*PROBLEM DETAILS*.
Quote all entries exactly, leaving pictures aside.

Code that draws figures
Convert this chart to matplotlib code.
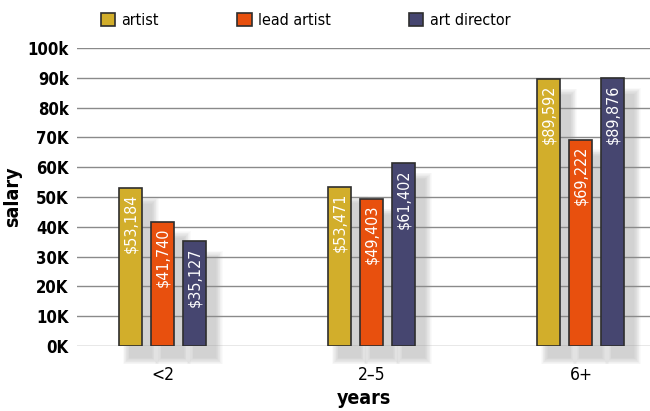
import matplotlib
matplotlib.use('Agg')
import matplotlib.pyplot as plt
from matplotlib.patches import Rectangle
import numpy as np

groups = ['<2', '2\u20135', '6+']
series = ['artist', 'lead artist', 'art director']
artist = [53184, 53471, 89592]
lead_artist = [41740, 49403, 69222]
art_director = [35127, 61402, 89876]
tick_vals = [0, 10000, 20000, 30000, 40000, 50000, 60000, 70000, 80000, 90000, 100000]
tick_text = ['0K', '10K', '20K', '30K', '40K', '50K', '60K', '70K', '80k', '90k', '100k']

colors = ['#d2ae2b', '#e8500e', '#464670']
edge = '#2e2e2e'
plt.rcParams['font.family'] = ['DejaVu Sans']
plt.rcParams['font.stretch'] = 'condensed'

fig = plt.figure(figsize=(6.5, 4.11), dpi=100)
ax = fig.add_axes([0.1185, 0.158, 0.8815, 0.725])

x = np.arange(len(groups))
width = 0.11
step = 0.153
# data units per pixel, used for the drop shadows
px_x = 1 / 209.0
px_y = 100000 / 298.0

for i, (vals, col, name) in enumerate(zip([artist, lead_artist, art_director], colors, series)):
    xs = x + (i - 1) * step
    for xc, v in zip(xs, vals):
        # soft shadow: many faint rectangles shrinking towards the core
        for k in range(10):
            grow = (9 - k) * 0.7
            ax.add_patch(Rectangle((xc - width / 2 + (10 - grow) * px_x, -12 * px_y - grow * px_y),
                                   width + 2 * grow * px_x, v - 4 * px_y + 2 * grow * px_y,
                                   facecolor='#8c8c8c', edgecolor='none', alpha=0.045,
                                   zorder=1.5, clip_on=False))
        ax.text(xc, v - 6 * px_y, '${:,}'.format(v), rotation=90, ha='center', va='top',
                color='white', fontsize=11.5, zorder=4)
    ax.bar(xs, vals, width, color=col, edgecolor=edge, linewidth=1.2, label=name, zorder=3)

ax.set_ylim(0, 100000)
ax.set_xlim(-0.41, 2.33)
ax.set_yticks(tick_vals)
ax.set_yticklabels(tick_text, fontsize=12, fontweight='bold')
ax.set_xticks(x)
ax.set_xticklabels(groups, fontsize=12.5)
ax.tick_params(axis='both', length=0)
ax.tick_params(axis='y', pad=6)
ax.tick_params(axis='x', pad=14)
for yv in tick_vals:
    ax.axhline(yv, color='#8a8a8a', linewidth=1.0, zorder=1)
for s in ax.spines.values():
    s.set_visible(False)

ax.set_ylabel('salary', fontsize=14, fontweight='bold', labelpad=4)
ax.set_xlabel('years', fontsize=14, fontweight='bold', labelpad=4)

leg = ax.legend(ncol=3, loc='lower left', bbox_to_anchor=(0.03, 1.045), frameon=False,
                fontsize=11.5, handlelength=0.9, handleheight=0.9, handletextpad=0.4,
                columnspacing=4.9, borderaxespad=0)

fig.savefig('out.png', dpi=100)
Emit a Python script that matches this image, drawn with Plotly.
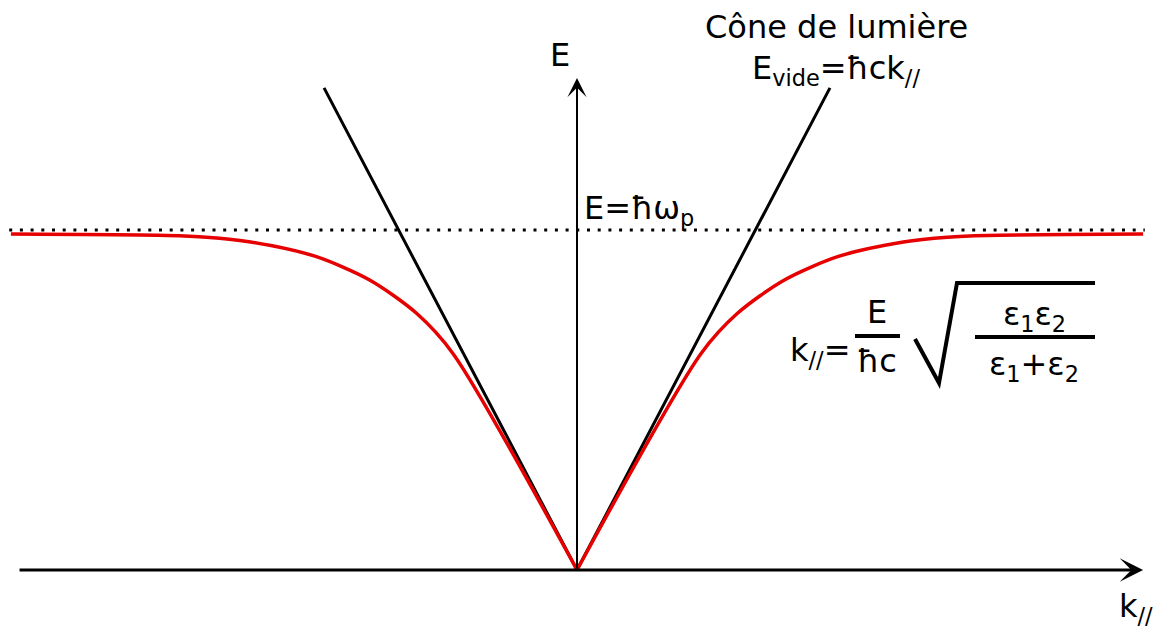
import plotly.graph_objects as go

# surface plasmon dispersion (E in units of E_p = ħω_p)
k_plasmon = [-1.665, -1.206, -1.09, -0.96, -0.771, -0.61, -0.472, -0.365, 0.0,
             0.365, 0.472, 0.61, 0.771, 0.96, 1.09, 1.206, 1.665]
E_plasmon = [0.988, 0.984, 0.979, 0.965, 0.923, 0.853, 0.755, 0.637, 0.0,
             0.637, 0.755, 0.853, 0.923, 0.965, 0.979, 0.984, 0.988]

# light cone E = ħck (the two black lines)
k_cone = [-0.744, 0.0, 0.744]
E_cone = [1.418, 0.0, 1.418]

# plasma energy E = ħω_p
k_plasma = [-1.67, 1.67]
E_plasma = [1.0, 1.0]

# extent of the two axes
k_axis = [-1.644, 1.665]
E_axis = [0.0, 1.447]

# page has an 8px body margin, so the figure is drawn 8px in
PAGE = 8
W, H = 1168 - 2 * PAGE, 634 - 2 * PAGE
# origin pixel (in the figure) and pixels per unit
X0, Y0, SCALE = 577 - PAGE, 570 - PAGE, 340


def at(px, py):
    """pixel position in the reference picture -> data coordinates"""
    return (px - PAGE - X0) / SCALE, (Y0 - (py - PAGE)) / SCALE


FONT = dict(family="DejaVu Sans", size=32, color="black")

fig = go.Figure()

# light cone
fig.add_trace(go.Scatter(x=k_cone, y=E_cone, mode="lines",
                         line=dict(color="black", width=3)))

# plasma level, dotted
fig.add_trace(go.Scatter(x=k_plasma, y=E_plasma, mode="lines",
                         line=dict(color="black", width=3, dash="3px,7.7px")))

# plasmon dispersion, each branch on its own so the vertex stays sharp
mid = k_plasmon.index(0.0)
for sl in (slice(0, mid + 1), slice(mid, None)):
    fig.add_trace(go.Scatter(x=k_plasmon[sl], y=E_plasmon[sl], mode="lines",
                             line=dict(color="#e60000", width=3.5,
                                       shape="spline", smoothing=0.8)))

annotations = []

# axes with arrowheads
annotations.append(dict(x=k_axis[1], y=0, ax=k_axis[0], ay=0, xref="x", yref="y",
                        axref="x", ayref="y", showarrow=True, arrowhead=3,
                        arrowsize=1.3, arrowwidth=3, arrowcolor="black", text=""))
annotations.append(dict(x=0, y=E_axis[1], ax=0, ay=E_axis[0], xref="x", yref="y",
                        axref="x", ayref="y", showarrow=True, arrowhead=3,
                        arrowsize=1.6, arrowwidth=2, arrowcolor="black", text=""))


def label(text, px, py, xanchor="center", yanchor="middle"):
    x, y = at(px, py)
    annotations.append(dict(x=x, y=y, xref="x", yref="y", text=text, showarrow=False,
                            xanchor=xanchor, yanchor=yanchor, font=FONT))


label("Cône de lumière", 836, 27)
label("E<sub>vide</sub>=ħck<sub>//</sub>", 836, 70)
label("E", 560, 55)
label("E=ħω<sub>p</sub>", 582, 210, xanchor="left")
label("k<sub>//</sub>", 1136, 608)

# formula k// = E/ħc sqrt(ε1ε2/(ε1+ε2))
label("k<sub>//</sub>=", 852, 352, xanchor="right")
label("E", 877, 312)
label("ħc", 877, 361)
label("ε<sub>1</sub>ε<sub>2</sub>", 1034, 316)
label("ε<sub>1</sub>+ε<sub>2</sub>", 1034, 366)

shapes = []


def seg(p, q, width=4):
    x1, y1 = at(*p)
    x2, y2 = at(*q)
    shapes.append(dict(type="line", x0=x1, y0=y1, x1=x2, y1=y2, xref="x", yref="y",
                       line=dict(color="black", width=width)))


seg((855, 336), (900, 336))           # E / ħc bar
seg((975, 337), (1095, 337))          # inner fraction bar
# radical sign
pts = [at(915, 339), at(939, 383), at(957, 283), at(1095, 283)]
path = "M " + " L ".join(f"{x},{y}" for x, y in pts)
shapes.append(dict(type="path", path=path, xref="x", yref="y",
                   line=dict(color="black", width=4)))

fig.update_layout(
    width=W, height=H,
    margin=dict(l=0, r=0, t=0, b=0),
    paper_bgcolor="white", plot_bgcolor="white",
    showlegend=False,
    annotations=annotations,
    shapes=shapes,
    xaxis=dict(range=[-X0 / SCALE, (W - X0) / SCALE], visible=False, fixedrange=True),
    yaxis=dict(range=[(Y0 - H) / SCALE, Y0 / SCALE], visible=False, fixedrange=True),
)

fig.write_html("out.html")
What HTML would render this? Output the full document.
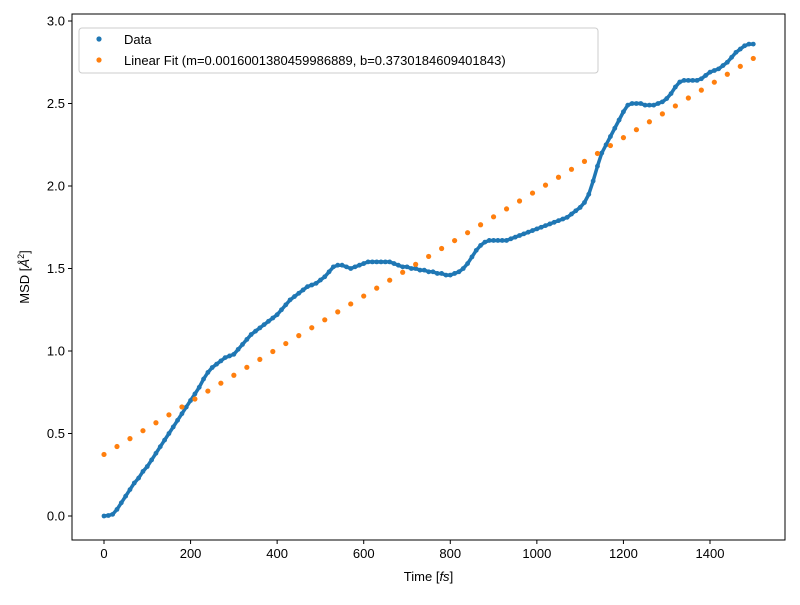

*RESULT FOR THIS TASK*.
Convert this chart to matplotlib code.
import matplotlib
matplotlib.use('Agg')
import matplotlib.pyplot as plt
from matplotlib.patches import Rectangle
import numpy as np

groups = ['<2', '2\u20135', '6+']
series = ['artist', 'lead artist', 'art director']
artist = [53184, 53471, 89592]
lead_artist = [41740, 49403, 69222]
art_director = [35127, 61402, 89876]
tick_vals = [0, 10000, 20000, 30000, 40000, 50000, 60000, 70000, 80000, 90000, 100000]
tick_text = ['0K', '10K', '20K', '30K', '40K', '50K', '60K', '70K', '80k', '90k', '100k']

colors = ['#d2ae2b', '#e8500e', '#464670']
edge = '#2e2e2e'
plt.rcParams['font.family'] = ['DejaVu Sans']
plt.rcParams['font.stretch'] = 'condensed'

fig = plt.figure(figsize=(6.5, 4.11), dpi=100)
ax = fig.add_axes([0.1185, 0.158, 0.8815, 0.725])

x = np.arange(len(groups))
width = 0.11
step = 0.153
# data units per pixel, used for the drop shadows
px_x = 1 / 209.0
px_y = 100000 / 298.0

for i, (vals, col, name) in enumerate(zip([artist, lead_artist, art_director], colors, series)):
    xs = x + (i - 1) * step
    for xc, v in zip(xs, vals):
        # soft shadow: many faint rectangles shrinking towards the core
        for k in range(10):
            grow = (9 - k) * 0.7
            ax.add_patch(Rectangle((xc - width / 2 + (10 - grow) * px_x, -12 * px_y - grow * px_y),
                                   width + 2 * grow * px_x, v - 4 * px_y + 2 * grow * px_y,
                                   facecolor='#8c8c8c', edgecolor='none', alpha=0.045,
                                   zorder=1.5, clip_on=False))
        ax.text(xc, v - 6 * px_y, '${:,}'.format(v), rotation=90, ha='center', va='top',
                color='white', fontsize=11.5, zorder=4)
    ax.bar(xs, vals, width, color=col, edgecolor=edge, linewidth=1.2, label=name, zorder=3)

ax.set_ylim(0, 100000)
ax.set_xlim(-0.41, 2.33)
ax.set_yticks(tick_vals)
ax.set_yticklabels(tick_text, fontsize=12, fontweight='bold')
ax.set_xticks(x)
ax.set_xticklabels(groups, fontsize=12.5)
ax.tick_params(axis='both', length=0)
ax.tick_params(axis='y', pad=6)
ax.tick_params(axis='x', pad=14)
for yv in tick_vals:
    ax.axhline(yv, color='#8a8a8a', linewidth=1.0, zorder=1)
for s in ax.spines.values():
    s.set_visible(False)

ax.set_ylabel('salary', fontsize=14, fontweight='bold', labelpad=4)
ax.set_xlabel('years', fontsize=14, fontweight='bold', labelpad=4)

leg = ax.legend(ncol=3, loc='lower left', bbox_to_anchor=(0.03, 1.045), frameon=False,
                fontsize=11.5, handlelength=0.9, handleheight=0.9, handletextpad=0.4,
                columnspacing=4.9, borderaxespad=0)

fig.savefig('out.png', dpi=100)
Emit a Python script that matches this image, drawn with Plotly.
import plotly.graph_objects as go

# surface plasmon dispersion (E in units of E_p = ħω_p)
k_plasmon = [-1.665, -1.206, -1.09, -0.96, -0.771, -0.61, -0.472, -0.365, 0.0,
             0.365, 0.472, 0.61, 0.771, 0.96, 1.09, 1.206, 1.665]
E_plasmon = [0.988, 0.984, 0.979, 0.965, 0.923, 0.853, 0.755, 0.637, 0.0,
             0.637, 0.755, 0.853, 0.923, 0.965, 0.979, 0.984, 0.988]

# light cone E = ħck (the two black lines)
k_cone = [-0.744, 0.0, 0.744]
E_cone = [1.418, 0.0, 1.418]

# plasma energy E = ħω_p
k_plasma = [-1.67, 1.67]
E_plasma = [1.0, 1.0]

# extent of the two axes
k_axis = [-1.644, 1.665]
E_axis = [0.0, 1.447]

# page has an 8px body margin, so the figure is drawn 8px in
PAGE = 8
W, H = 1168 - 2 * PAGE, 634 - 2 * PAGE
# origin pixel (in the figure) and pixels per unit
X0, Y0, SCALE = 577 - PAGE, 570 - PAGE, 340


def at(px, py):
    """pixel position in the reference picture -> data coordinates"""
    return (px - PAGE - X0) / SCALE, (Y0 - (py - PAGE)) / SCALE


FONT = dict(family="DejaVu Sans", size=32, color="black")

fig = go.Figure()

# light cone
fig.add_trace(go.Scatter(x=k_cone, y=E_cone, mode="lines",
                         line=dict(color="black", width=3)))

# plasma level, dotted
fig.add_trace(go.Scatter(x=k_plasma, y=E_plasma, mode="lines",
                         line=dict(color="black", width=3, dash="3px,7.7px")))

# plasmon dispersion, each branch on its own so the vertex stays sharp
mid = k_plasmon.index(0.0)
for sl in (slice(0, mid + 1), slice(mid, None)):
    fig.add_trace(go.Scatter(x=k_plasmon[sl], y=E_plasmon[sl], mode="lines",
                             line=dict(color="#e60000", width=3.5,
                                       shape="spline", smoothing=0.8)))

annotations = []

# axes with arrowheads
annotations.append(dict(x=k_axis[1], y=0, ax=k_axis[0], ay=0, xref="x", yref="y",
                        axref="x", ayref="y", showarrow=True, arrowhead=3,
                        arrowsize=1.3, arrowwidth=3, arrowcolor="black", text=""))
annotations.append(dict(x=0, y=E_axis[1], ax=0, ay=E_axis[0], xref="x", yref="y",
                        axref="x", ayref="y", showarrow=True, arrowhead=3,
                        arrowsize=1.6, arrowwidth=2, arrowcolor="black", text=""))


def label(text, px, py, xanchor="center", yanchor="middle"):
    x, y = at(px, py)
    annotations.append(dict(x=x, y=y, xref="x", yref="y", text=text, showarrow=False,
                            xanchor=xanchor, yanchor=yanchor, font=FONT))


label("Cône de lumière", 836, 27)
label("E<sub>vide</sub>=ħck<sub>//</sub>", 836, 70)
label("E", 560, 55)
label("E=ħω<sub>p</sub>", 582, 210, xanchor="left")
label("k<sub>//</sub>", 1136, 608)

# formula k// = E/ħc sqrt(ε1ε2/(ε1+ε2))
label("k<sub>//</sub>=", 852, 352, xanchor="right")
label("E", 877, 312)
label("ħc", 877, 361)
label("ε<sub>1</sub>ε<sub>2</sub>", 1034, 316)
label("ε<sub>1</sub>+ε<sub>2</sub>", 1034, 366)

shapes = []


def seg(p, q, width=4):
    x1, y1 = at(*p)
    x2, y2 = at(*q)
    shapes.append(dict(type="line", x0=x1, y0=y1, x1=x2, y1=y2, xref="x", yref="y",
                       line=dict(color="black", width=width)))


seg((855, 336), (900, 336))           # E / ħc bar
seg((975, 337), (1095, 337))          # inner fraction bar
# radical sign
pts = [at(915, 339), at(939, 383), at(957, 283), at(1095, 283)]
path = "M " + " L ".join(f"{x},{y}" for x, y in pts)
shapes.append(dict(type="path", path=path, xref="x", yref="y",
                   line=dict(color="black", width=4)))

fig.update_layout(
    width=W, height=H,
    margin=dict(l=0, r=0, t=0, b=0),
    paper_bgcolor="white", plot_bgcolor="white",
    showlegend=False,
    annotations=annotations,
    shapes=shapes,
    xaxis=dict(range=[-X0 / SCALE, (W - X0) / SCALE], visible=False, fixedrange=True),
    yaxis=dict(range=[(Y0 - H) / SCALE, Y0 / SCALE], visible=False, fixedrange=True),
)

fig.write_html("out.html")
What HTML would render this? Output the full document.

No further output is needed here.